Poets hate each other.

I don't know how else to say that.  (Please continue reading my regular entries at Epistles from the New Fade.)  The truth is, that's the only conclusion I can reach.

When I attended the University of Maine, I didn't start out as someone who was all that interested in poetry.  I had attended one year at Mercyhurst College, and started a poetry project after a field trip to Boston (which was ironic, because heading up to Eric, PA was the first time I'd left the New England area, and here I took a trip to...New England), but hadn't really considered any further association with the literary form.  Yet one thing led to another, and this English major (eventual hugely beneficial holder of a degree) and I took one poetry class, and then another, and I sort of became a member of the poetry scene on campus.  (Emphasis on "sort of.")

The New Writing Series launched on campus around this point (you can do the research on that if you'd like), and very curiously, seemed receptive to just about everyone the director of the program could reach except the two major, active poets who were actually members of the faculty.  I didn't really consider how weird that was at the time, possibly because one of them was good friends and collaborator with the director.

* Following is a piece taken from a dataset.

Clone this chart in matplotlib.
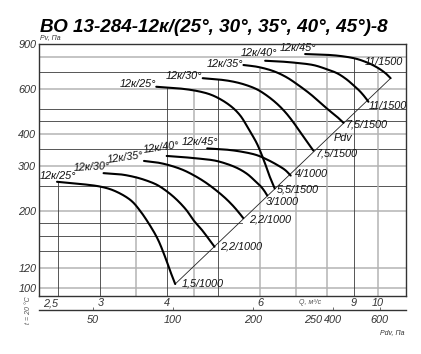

In hindsight, after he sorted of skirted any real effort in helping me get a foot in the door of the wider scene upon my graduation, I guess it was kind of appropriate.  When I say I was a part of the scene, and when I say "sort of," I mean that the "scene" disintegrated at the first stiff breeze.  I didn't expect that.  I thought that it was going to last longer than a season.  But it didn't.

And so that helps me reach my conclusion.  Poets don't like each other, not in the modern age, anyway.  I've been doing this blog for a long time, and have now launched five poetry blogs.  Most people don't read other people's blogs anyway, not unless they think they can somehow benefit from it.  But it's a little weird to keep running into that.  I just assumed after many years of writing poems there would be a smidgen of interest, and yet, there isn't.  And so, I conclude, with mock sincerity, that poets don't like each other.  They hate each other, in fact.

How else to put it?  There is no poetry scene because no modern poet is remotely interested in actually saying anything, or acknowledging that anyone might actually have something to say.  There has been such an extreme reaction, like rock music, to the expected and trying to do anything but (while many, many poets do exactly that) that everyone suffers when no one wants to try and reach out...

Am I being a little drastic here?  Probably.  But drastic is good.  Drastic is passion.  Poetry ought to have passion.  If it doesn't, what can possibly be the point?  Just to detail every little expected part of human experience?  Poetry ought to be about the unexpected, everything everyone knows but can't put into words.  Not just the exact way the sunlight hits the windowsill...

Okay, I'm done.  Please read my poems.  Or not.  Probably not.  But it'll still be there.